While a number of factors including small export basket, high production cost, non-tariff barriers and weak trade logistics can be reasoned out for the widening trade deficit; the country’s over-dependency on India for most of its imports has been identified as the major reason for the recent surge. Nepal’s trade deficit with India increased by 32 percent between fiscal year (FY) 2019/20 and (FY) 2020/21; reducing the country’s national savings (to meet the bloating imports) and impeding any scope of investment to help boost competitiveness of export-oriented products. Considering this, the nation needs to adopt stronger import-substitution policies including rejection of direct and indirect subsidies extended by its neighbors followed by local production of industrialized products and enhancing competitiveness of export-oriented products to reduce its trade deficit with India in the short run and trade deficit with rest of the world in the longer run.
The economy saw a mixed performance of its tourism sector this month. While requests from trade entrepreneurs regarding provision of on-arrival visa to fully vaccinated tourist and waiving quarantine requirements for such visitors was met, the sector is yet to embark upon a recovery path. The total number of international arrivals in Nepal for the month of August was dismal, registering at just 66,966 individuals. Similarly, a recent forecast by the Asian Development Bank (ADB) revised Nepal’s economic growth for fiscal year (FY) 2021/22 to 4.1 percent from the earlier 5.1 percent, largely due to the stationary and sluggish growth of the tourism sector. Moreover, with barely 20 percent of its population fully vaccinated, the country’s prospects of becoming a ‘vaccine vacation’ country too seems a distant dream. All these has casted uncertainty over the revival of the sector which prior to the Covid-19 pandemic contributed 6 percent to 7 percent to the national gross domestic product (GDP) and 2 percent to 3 percent towards employment growth.

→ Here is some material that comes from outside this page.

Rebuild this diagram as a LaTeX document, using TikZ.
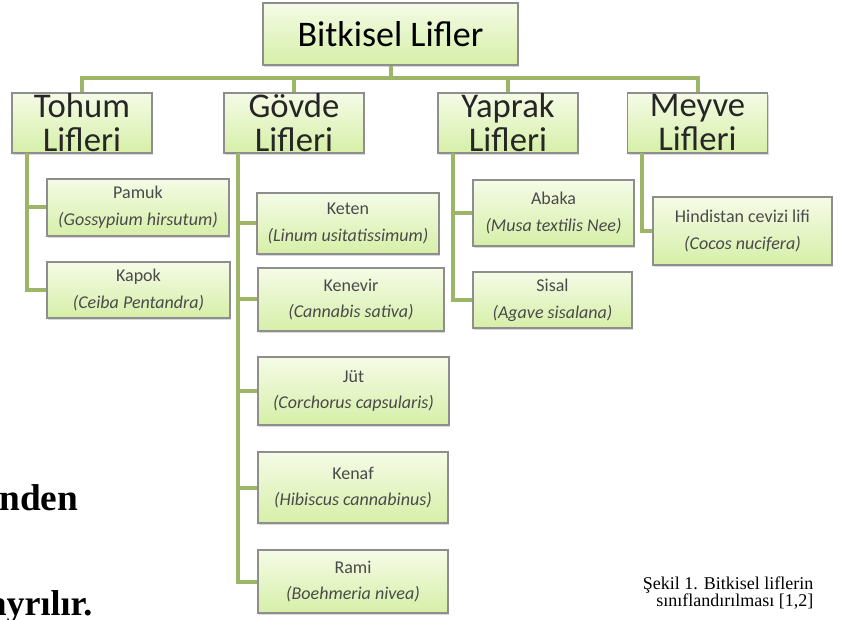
\documentclass[tikz,border=0pt]{standalone}
\usepackage{fontspec}
\setmainfont{Liberation Serif}
\newfontfamily\boxfont{Carlito}
\usepackage{tikz}
\usetikzlibrary{shadows}
\usepackage{xcolor}
\definecolor{linkgreen}{HTML}{9CB566}
\definecolor{boxtop}{HTML}{F5FBE6}
\definecolor{boxbot}{HTML}{D6EFA8}
\definecolor{boxline}{HTML}{8E8E8E}
\definecolor{leaftext}{HTML}{4A4A4A}
\tikzstyle{box}=[draw=boxline, line width=0.8pt, top color=boxtop, bottom color=boxbot, drop shadow={shadow xshift=1pt, shadow yshift=-1.5pt, opacity=0.3}, inner sep=0pt, align=center]
\tikzstyle{rootbox}=[box, minimum width=191.25pt, minimum height=46.5pt, font=\boxfont\fontsize{27}{27}\selectfont]
\tikzstyle{groupbox}=[box, minimum width=105pt, minimum height=45pt, font=\boxfont\fontsize{26}{25.5}\selectfont, text=black!85]
\tikzstyle{leaf}=[box, font=\boxfont\fontsize{13.5}{20}\selectfont, text=leaftext]
\tikzstyle{link}=[draw=linkgreen, line width=3pt]
\newcommand{\latin}[1]{\textit{(#1)}}

\begin{document}
\begin{tikzpicture}[x=0.75pt, y=-0.75pt]
\useasboundingbox (0,0) rectangle (843,620);
\clip (0,0) rectangle (843,620);
% root and groups
\node[rootbox] (root) at (390.5,34) {Bitkisel Lifler};
\node[groupbox] (tohum) at (82,123) {Tohum\\Lifleri};
\node[groupbox] (govde) at (294,123) {Gövde\\Lifleri};
\node[groupbox] (yaprak) at (508,123) {Yaprak\\Lifleri};
\node[groupbox] (meyve) at (697.5,123) {Meyve\\Lifleri};
% leaves
\node[leaf, minimum width=136.5pt, minimum height=42.75pt] (pamuk) at (138,207.5) {Pamuk\\\latin{Gossypium hirsutum}};
\node[leaf, minimum width=137.25pt, minimum height=42pt] (kapok) at (138.5,290) {Kapok\\\latin{Ceiba Pentandra}};
\node[leaf, minimum width=136.5pt, minimum height=45.75pt] (keten) at (348,223.5) {Keten\\\latin{Linum usitatissimum}};
\node[leaf, minimum width=139.5pt, minimum height=47.25pt] (kenevir) at (351,299.5) {Kenevir\\\latin{Cannabis sativa}};
\node[leaf, minimum width=143.25pt, minimum height=51pt] (jut) at (353.5,391) {Jüt\\\latin{Corchorus capsularis}};
\node[leaf, minimum width=142.5pt, minimum height=53.25pt] (kenaf) at (353,487.5) {Kenaf\\\latin{Hibiscus cannabinus}};
\node[leaf, minimum width=142.5pt, minimum height=47.25pt] (rami) at (353,581.5) {Rami\\\latin{Boehmeria nivea}};
\node[leaf, minimum width=120.75pt, minimum height=49.5pt] (abaka) at (553.5,213) {Abaka\\\latin{Musa textilis Nee}};
\node[leaf, minimum width=119.25pt, minimum height=42pt] (sisal) at (552.5,300) {Sisal\\\latin{Agave sisalana}};
\node[leaf, minimum width=134.25pt, minimum height=51pt] (hindistan) at (742.5,231) {Hindistan cevizi lifi\\\latin{Cocos nucifera}};
% connectors
\coordinate (bar) at (390.5,78);
\coordinate (ts) at (27,153);
\coordinate (gs) at (238,153);
\coordinate (ys) at (453,153);
\coordinate (ms) at (642,153);
\draw[link] (root.south) -- (bar);
\draw[link] (bar) -| (tohum.north);
\draw[link] (bar) -| (govde.north);
\draw[link] (bar) -| (yaprak.north);
\draw[link] (bar) -| (meyve.north);
\draw[link] (ts) |- (pamuk.west);
\draw[link] (ts) |- (kapok.west);
\draw[link] (gs) |- (keten.west);
\draw[link] (gs) |- (kenevir.west);
\draw[link] (gs) |- (jut.west);
\draw[link] (gs) |- (kenaf.west);
\draw[link] (gs) |- (rami.west);
\draw[link] (ys) |- (abaka.west);
\draw[link] (ys) |- (sisal.west);
\draw[link] (ms) |- (hindistan.west);
% text around the figure
\node[anchor=base east, font=\bfseries\fontsize{28}{28}\selectfont] (txta) at (83,510) {nden};
\node[anchor=base east, font=\bfseries\fontsize{27}{27}\selectfont] (txtb) at (97,615) {ayrılır.};
\node[anchor=east, align=right, font=\fontsize{13.5}{12.5}\selectfont] (caption) at (818,593) {Şekil 1. Bitkisel liflerin\\sınıflandırılması [1,2]};
\end{tikzpicture}
\end{document}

At this juncture, the country needs to come up with both- short-term and long-term recovery plans and policies if it aims to attract more tourists in the days to come. With Gandaki Province inviting ambassadors of 20 different countries to celebrate ‘World Tourism Day’, other provinces too can initiate similar revival strategies to invite both foreign and domestic tourists. To do so, local and provincial governments must prioritize caution and safety first alongside ensuring Covid-19 vaccinations to all those employed in the sector. Similarly, the federal government should advocate for Nepal’s removal from the ‘red zone list’ of the international travel advisory, considering its low Covid-19 infection rate and high recovery rate. Likewise, the government must implement the concessional schemes that it brought in the recent ‘replacement bill on budget ordinance’ to restore the tourism sector including necessary infrastructure construction, promotional programs, special discount for airlines companies on income tax and so on.